Muscle glycogen and blood glucose, derived from the liver glycogenolysis and gluconeogenesis and the gut following glucose ingestion, are key substrates for contracting skeletal muscle during prolonged, strenuous exercise. Fatigue during such exercise is often associated with muscle glycogen depletion and hypoglycemia.
My journey in exercise physiology began as an undergraduate through my involvement in a small project on maximal oxygen uptake in elite rowers with Dr. Mary Chennells at The University of Melbourne in 1981. However, it was really consolidated during my Masters degree with Prof. David Costill in the US, 1982-1984. At that time, his laboratory was actively involved in many projects on the applied physiology of endurance exercise and the potential of various nutritional interventions to enhance performance. My first project involved feeding chocolate bars (MilkyWay™) to cyclists during 4 h of intermittent cycling exercise. We observed that such feeding maintained blood glucose levels and rates of carbohydrate oxidation and resulted in a small, but significant, reduction in net muscle glycogen utilization (Hargreaves et al., 1984). This alteration in glycogen metabolism was probably related to our exercise protocol, comprising periods of rest between low and high intensity exercise bouts, since subsequent studies utilizing continuous exercise at ∼70% of maximum failed to observe any change in muscle glycogen use. One such study was the first of my doctoral work and formed the basis of my first presentation to this Society (Hargreaves & Briggs, 1986). Next, we focused on the regulation of glucose kinetics during exercise, including a study on the effect of carbohydrate ingestion on muscle glucose uptake and liver glucose production during prolonged, strenuous exercise (McConell et al., 1994). We then turned our attention to the role of the facilitative glucose transporter GLUT4, which had been identified and cloned in the late 1980s, in increasing muscle glucose uptake during exercise. GLUT4 expression was higher in trained athletes compared with untrained subjects and was associated with enhanced insulin action and greater muscle glycogen storage (McCoy et al., 1994). Translocation of GLUT4 to the sarcolemma is fundamental for muscle glucose uptake during exercise and was demonstrated in human skeletal muscle (Kristiansen et al., 1996).

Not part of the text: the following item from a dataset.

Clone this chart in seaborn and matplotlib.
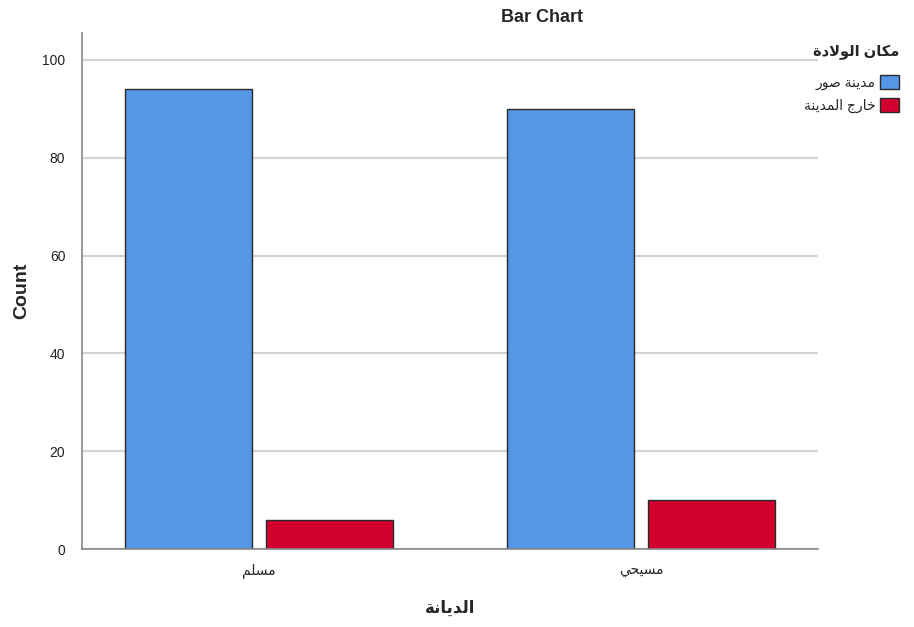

Over the last decade, following our observation that a single exercise bout increased GLUT4 gene expression (Kraniou et al., 2000), we have focused on the molecular regulation of GLUT4 expression in response to exercise. Our studies, have confirmed key roles for the transcription factor myocyte enhancer factor 2 (MEF2) and the transcriptional repressor histone deacetylase 5 (HDAC5; McGee & Hargreaves, 2006), and we have identified AMP-activated protein kinase as an important HDAC5 kinase that mediates effects on GLUT4 expression (McGee et al., 2008). These latter studies provide just one example of how the tools of molecular biology can be deployed to better understand the integrated, physiological responses to exercise in health and disease.
Hargreaves, M. & Briggs, C.A. (1986) Proceedings of the Australian Physiological and Pharmacological Society, 17: 197P.
Hargreaves, M., Costill, D.L., Fink, W.J., Coggan, A. & Nishibata, I. (1984) Medicine and Science in Sports and Exercise 16: 219-222.
Kraniou, Y., Cameron-Smith, D, Misso, M., Collier, G. & Hargreaves, M. (2000) Journal of Applied Physiology 88: 794-796.
Kristiansen, S., Hargreaves, M. & Richter, E.A. (1996) American Journal of Physiology 270: E197-E201.
McConell, G., Fabris, S., Proietto, J. & Hargreaves, M. (1994) Journal of Applied Physiology 77: 1537-1541.
McCoy, M., Proietto, J. & Hargreaves, M. (1994) Journal of Applied Physiology 77: 1532-1536.
McGee, S.L. & Hargreaves, M. (2006) Clinical and Experimental Pharmacology and Physiology 33: 395-399.
McGee, S.L., van Denderen, B.J.W., Howlett, K.F., Mollica, J., Schertzer, J.D., Kemp, B.E. & Hargreaves, M. (2008) Diabetes 57: 860-867.